M. Jean Dionis du Séjour. L’amitié fraternelle que nous ressentons pour notre rapporteur n’empêche pas, comme on le dit en rugby, des échanges virils, mais corrects !

Je considère toujours, quant à moi, que l’information transitera par le preneur cédant, qui connaît le propriétaire. Cependant, l’essentiel est que le propriétaire détienne l’information. Je me rallie donc à la proposition du président de la commission.

M. Patrick Ollier, président de la commission. Je vous en remercie, monsieur le député !

M. le président. Je mets aux voix le sous-amendement n° 1117.

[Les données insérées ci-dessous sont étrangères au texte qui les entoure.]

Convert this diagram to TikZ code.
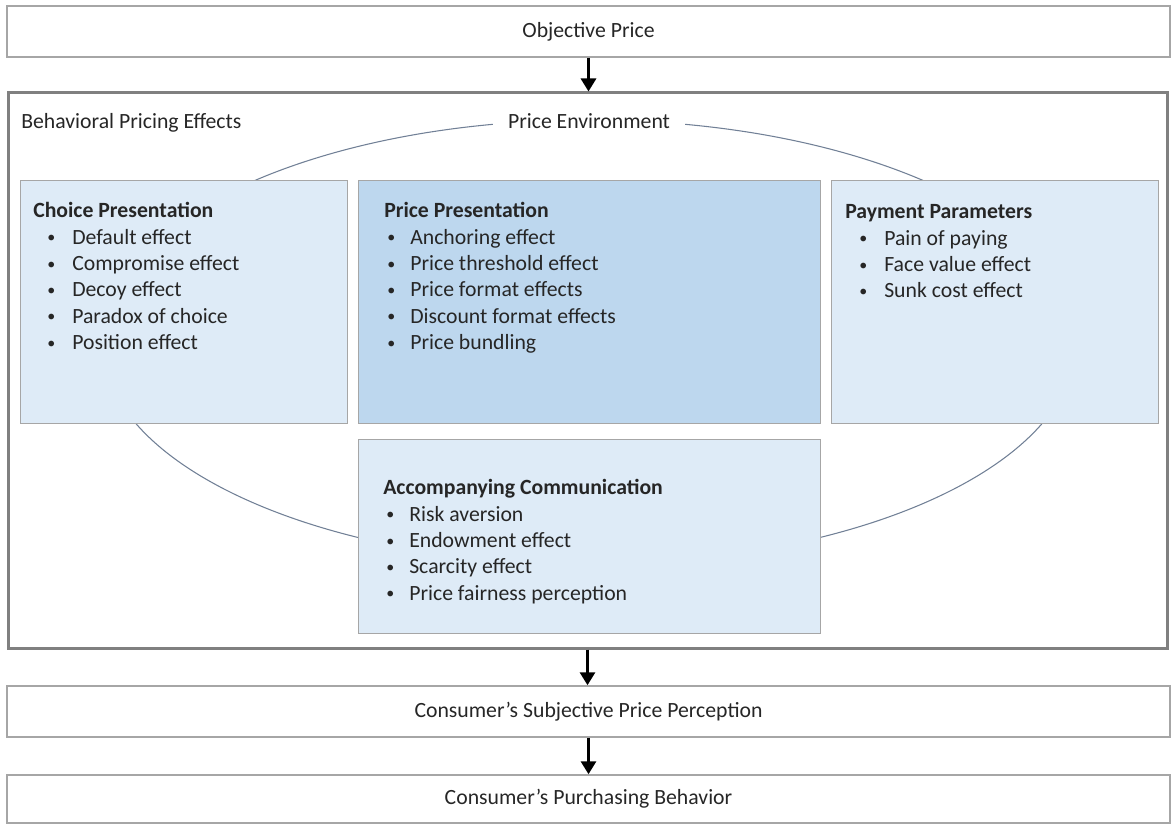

(Le sous-amendement est adopté.)

M. le président. Je mets aux voix par un seul vote les amendements nos 477 rectifié, 581 rectifié et 929 ainsi modifiés.

(Ces amendements sont adoptés.)

M. le président. Mes chers collègues, je vous propose de suspendre nos travaux.

La suite de la discussion est renvoyée à la prochaine séance.

Ordre du jour de la prochaine séance

M. le président. Cet après-midi, à quinze heures, deuxième séance publique :

Suite de la discussion, après déclaration d’urgence, du projet de loi, n° 2341, d’orientation agricole :

Rapport, n° 2547, de M. Antoine Herth, au nom de la commission des affaires économiques, de l’environnement et du territoire,

Avis, n° 2544, de Mme Brigitte Barèges, au nom de la commission des lois constitutionnelles, de la législation et de l'administration générale de la République,

Avis, n° 2548, de M. Marc Le Fur, au nom de la commission des finances, de l'économie générale et du Plan.

La séance est levée.

(La séance est levée à douze heures vingt-cinq.)